Valerie Lewis-Mosley, co-creator of the AHANA acronym at Boston College, said that she is neither a token nor the sum of her parts. Her words echo the powerful sentiments spoken throughout the BAIC’s Black History Month Opening Celebration on Thursday night.
“[Black History Month] is more than a month,” Lewis-Mosley, the event’s keynote speaker and BC ’79, said. “It is more than 24/7, it is every fiber of your every day, of your every existence.”
As Gasson 100 filled with energetic music, the room transformed into a lively space for BC’s community to celebrate this year’s theme: “We Are One.”
“We must also not forget the richness of our culture and the vast representation in our diaspora,” said Kimberlyn Jones, one of this year’s Black History Month co-chairs and CSON ’22. “Black love, Black joy, Black excellence means we are one means we are together.”
The celebration featured numerous Black student artists, many of whom read emotion-filled poetry and personal narratives.
“For me, my freshman year self defined excellence as a leader who was engaged in everything on campus,” said Latifat Odetunde, BC’s 2021 Martin Luther King Jr. Scholarship recipient and MCAS ’22. “It is the same word that has been dehumanizing, where even today I struggled with knowing how to celebrate myself, since excellence is what is not expected.”
Odetunde encouraged the audience to join her in a series of affirmations and reflect upon what excellence means for each individual in the room.
“I am worthy,” Odetunde said. “I am important. I am love. I am Black excellence. Today I choose to celebrate me.”
The celebration repeated the theme of Black excellence throughout the night.
“Just among this Boston College campus there are infinite displays of Black excellence,” Lewis-Mosley said. “There’s no single form of Black excellence because there’s no one single form of the Black identity.”
During her keynote speech, Lewis-Mosley reflected on her identity by recalling her experience as a nursing student and freshman resident in Fenwick Hall.
“Boston College taught me a lot in nursing, and I applied it to a framework that looked like me, sounded like me, was for me, and was by me,” Lewis-Mosley said.
Lewis-Mosley said that she attended BC through its Black Talent scholarship program, which began in the fall of 1968. Lewis-Mosley’s involvement in the program shaped her decision to mentor other Black students in the Connell School of Nursing, she said.
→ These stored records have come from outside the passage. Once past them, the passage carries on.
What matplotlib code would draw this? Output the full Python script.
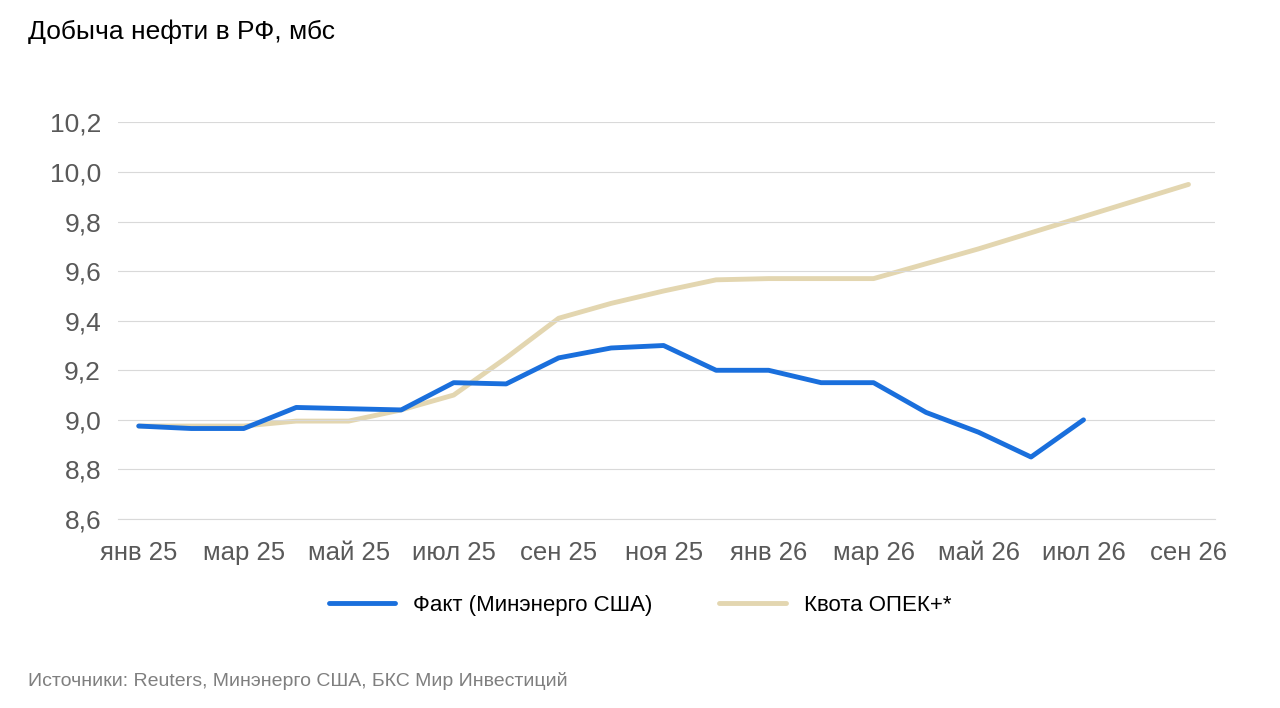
import matplotlib
matplotlib.use("Agg")
import matplotlib.pyplot as plt

months = ["янв 25","фев 25","мар 25","апр 25","май 25","июн 25","июл 25","авг 25","сен 25","окт 25","ноя 25","дек 25",
          "янв 26","фев 26","мар 26","апр 26","май 26","июн 26","июл 26","авг 26","сен 26"]
fact = [8.975, 8.965, 8.965, 9.05, 9.045, 9.04, 9.15, 9.145, 9.25, 9.29, 9.30, 9.20, 9.20, 9.15, 9.15, 9.03, 8.95, 8.85, 9.00]
quota = [8.975, 8.975, 8.975, 8.995, 8.995, 9.04, 9.10, 9.25, 9.41, 9.47, 9.52, 9.565, 9.57, 9.57, 9.57, 9.63, 9.69, 9.755, 9.82, 9.885, 9.95]
yticks = [8.6, 8.8, 9.0, 9.2, 9.4, 9.6, 9.8, 10.0, 10.2]

plt.rcParams['font.family'] = ['Liberation Sans', 'DejaVu Sans']
fig = plt.figure(figsize=(12.8, 7.08), dpi=100)
ax = fig.add_axes([0.092, 0.267, 0.857, 0.56])
x = list(range(len(months)))
ax.plot(x[:len(fact)], fact, color="#1a6fdc", lw=3.5, solid_joinstyle="round", solid_capstyle="round",
        label="Факт (Минэнерго США)")
ax.plot(x, quota, color="#e3d6b0", lw=3.5, solid_joinstyle="round", solid_capstyle="round",
        label="Квота ОПЕК+*", zorder=1)
ax.set_xlim(-0.4, 20.5)
ax.set_ylim(8.6, 10.2)
ax.set_yticks(yticks)
ax.set_yticklabels([f"{v:.1f}".replace(".", ",") for v in yticks])
ax.set_xticks(x[::2])
ax.set_xticklabels(months[::2])
ax.grid(axis="y", color="#d9d9d9", lw=0.8)
for s in ["top", "right", "left"]:
    ax.spines[s].set_visible(False)
ax.spines["bottom"].set_color("#d9d9d9")
ax.tick_params(axis="y", length=0, labelsize=19, labelcolor="#595959", pad=12)
ax.tick_params(axis="x", length=0, labelsize=18.5, labelcolor="#595959", pad=16)
fig.legend(loc="center", bbox_to_anchor=(0.5, 0.145), ncol=2, frameon=False, fontsize=16,
           handlelength=3, columnspacing=3)
fig.text(0.022, 0.955, "Добыча нефти в РФ, мбс", fontsize=19, va="center")
fig.text(0.022, 0.038, "Источники: Reuters, Минэнерго США, БКС Мир Инвестиций", fontsize=14, color="#7f7f7f", va="center")
fig.savefig("out.png", dpi=100)
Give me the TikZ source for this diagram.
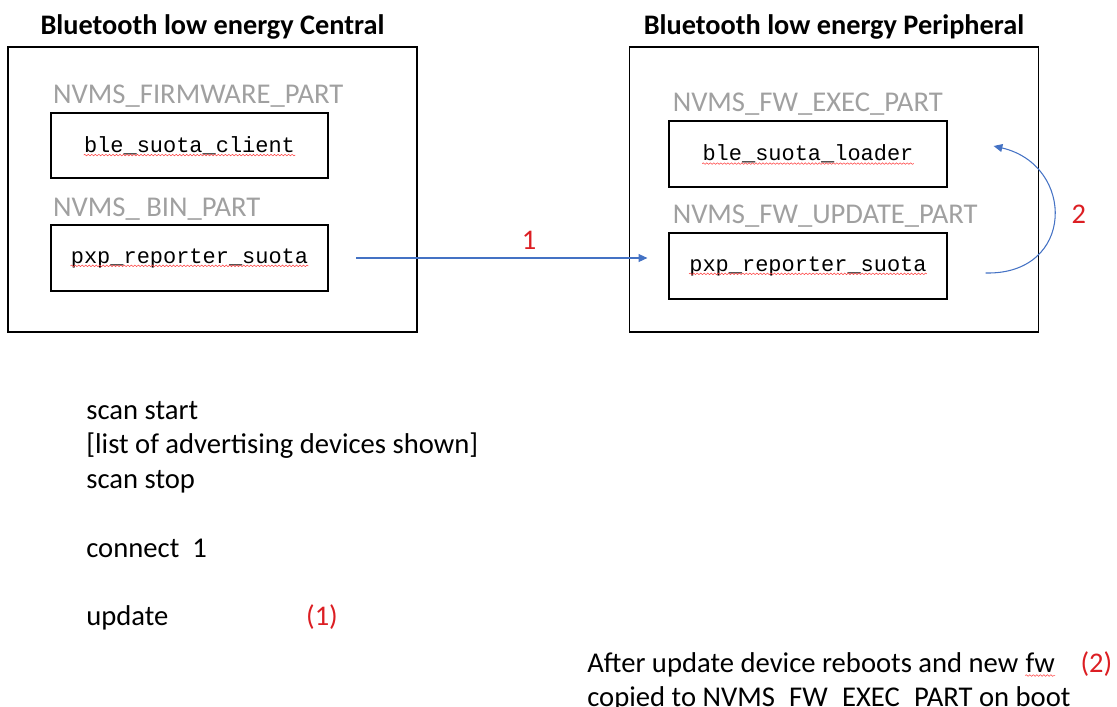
\documentclass[tikz,border=0pt]{standalone}
\usepackage{fontspec}
\setmainfont{Carlito}
\newfontfamily\codefont{Liberation Mono}
\usetikzlibrary{arrows.meta, positioning, decorations.pathmorphing}
\definecolor{flowblue}{RGB}{68,114,196}
\definecolor{stepred}{RGB}{220,30,35}
\definecolor{partgray}{RGB}{160,160,160}

\begin{document}
\begin{tikzpicture}[
        x=0.02cm, y=-0.02cm,
        device/.style={draw, line width=1pt, minimum width=8.18cm, minimum height=5.7cm},
        partbox/.style={draw, line width=1pt, minimum width=5.55cm, minimum height=1.31cm},
        code/.style={inner sep=0pt, font=\codefont\fontsize{12.5}{15}\selectfont},
        partlabel/.style={inner sep=0pt, anchor=base west, text=partgray, font=\fontsize{16.3}{19.35}\selectfont},
        devtitle/.style={inner sep=0pt, font=\bfseries\fontsize{16.1}{18}\selectfont},
        note/.style={inner sep=0pt, text height=11pt, text depth=4pt, font=\fontsize{16.3}{19.35}\selectfont},
        stepno/.style={inner sep=0pt, text=stepred, font=\fontsize{16.2}{19.35}\selectfont},
        flow/.style={-{Triangle[length=5pt, width=4.5pt]}, flowblue, line width=0.6pt},
        spellmark/.style={decorate, decoration={snake, amplitude=0.45pt, segment length=2pt}, red!75, line width=0.3pt},
    ]
    \useasboundingbox (0,0) rectangle (1117,707);

    % central side
    \node[device] (central) at (212.5,189.5) {};
    \node[devtitle, above=0.13cm of central] (centraltitle) {Bluetooth low energy Central};
    \node[partbox] (clientbox) at (189.5,145.5) {};
    \node[partbox] (imagebox)  at (189.5,258)   {};
    \node[partlabel] (fwpart)  at ([xshift=0.06cm,yshift=0.16cm]clientbox.north west) {NVMS\_FIRMWARE\_PART};
    \node[partlabel] (binpart) at ([xshift=0.06cm,yshift=0.16cm]imagebox.north west)  {NVMS\_ BIN\_PART};
    \node[code] (clienttxt) at (clientbox) {ble\_suota\_client};
    \node[code] (imagetxt)  at (imagebox)  {pxp\_reporter\_suota};

    % peripheral side
    \node[device] (peripheral) at (834,189.5) {};
    \node[devtitle, above=0.13cm of peripheral] (peripheraltitle) {Bluetooth low energy Peripheral};
    \node[partbox] (loaderbox) at (808,154) {};
    \node[partbox] (newfwbox)  at (808,266) {};
    \node[partlabel] (execpart)   at ([xshift=0.08cm,yshift=0.18cm]loaderbox.north west) {NVMS\_FW\_EXEC\_PART};
    \node[partlabel] (updatepart) at ([xshift=0.08cm,yshift=0.18cm]newfwbox.north west)  {NVMS\_FW\_UPDATE\_PART};
    \node[code] (loadertxt) at (loaderbox) {ble\_suota\_loader};
    \node[code] (newfwtxt)  at (newfwbox)  {pxp\_reporter\_suota};

    \foreach \t in {clienttxt, imagetxt, loadertxt, newfwtxt} {
        \draw[spellmark] ([yshift=-1.6pt]\t.base west) -- ([yshift=-1.6pt]\t.base east);
    }

    % transfers
    \draw[flow] ([xshift=0.54cm]imagebox.east) -- ([xshift=-0.42cm]newfwbox.west |- imagebox.east)
        node[stepno, pos=0.594, above=0.16cm] (flowone) {1};
    \draw[flow] ([shift={(0.76cm,-0.14cm)}]newfwbox.east) .. controls +(1.8cm,-0.04cm) and +(1.64cm,-0.38cm) .. ([shift={(0.92cm,0.16cm)}]loaderbox.east)
        node[stepno, pos=0.52, right=0.34cm] (flowtwo) {2};

    % console steps
    \node[note, anchor=base west] (scanstart) at (86,419) {scan start};
    \node[note, below right=4.35pt and 0pt of scanstart.south west] (devlist) {{[}list of advertising devices shown]};
    \node[note, below right=4.35pt and 0pt of devlist.south west] (scanstop) {scan stop};
    \node[note, below right=23.7pt and 0pt of scanstop.south west] (connect) {connect\ \ 1};
    \node[note, below right=23.7pt and 0pt of connect.south west] (updcmd) {update};
    \node[stepno, base right=2.74cm of updcmd] (updmark) {(1)};

    % after reboot
    \node[note, anchor=base west] (rebootnote) at (587,672) {After update device reboots and new};
    \node[note, base right=3.7pt of rebootnote] (newfw) {fw};
    \node[stepno, base right=0.5cm of newfw] (rebootmark) {(2)};
    \node[note, below right=4.35pt and 0pt of rebootnote.south west] (copynote) {copied to NVMS\_FW\_EXEC\_PART on boot};
    \draw[spellmark] ([yshift=-2pt]newfw.base west) -- ([yshift=-2pt]newfw.base east);
\end{tikzpicture}
\end{document}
“I had a foundation that would not only allow me to succeed, but also help me to mentor others,” Lewis-Mosley said.
Lewis-Mosley’s keynote speech was followed by performances by multiple BC dance groups, including Sexual Chocolate, whom performed step routines.
Other groups performed a cappella songs, including Louis Armstrong’s “Go Down Moses.”
“We see dancers, we see poets, we see leaders, and we see changemakers, and within these, we see infinite subcategories which only resound the complexity of Black excellence,” Jones said.
Flyers provided at the ceremony gave a link to a document with a racial justice call to action, listing resources and actions to support the Black Lives Matter cause.
“When you know who you are, you value who you are,” Lewis-Mosley said. “Watching the young folks here tonight reminded me that they were very clear about who they were, and whose they were.”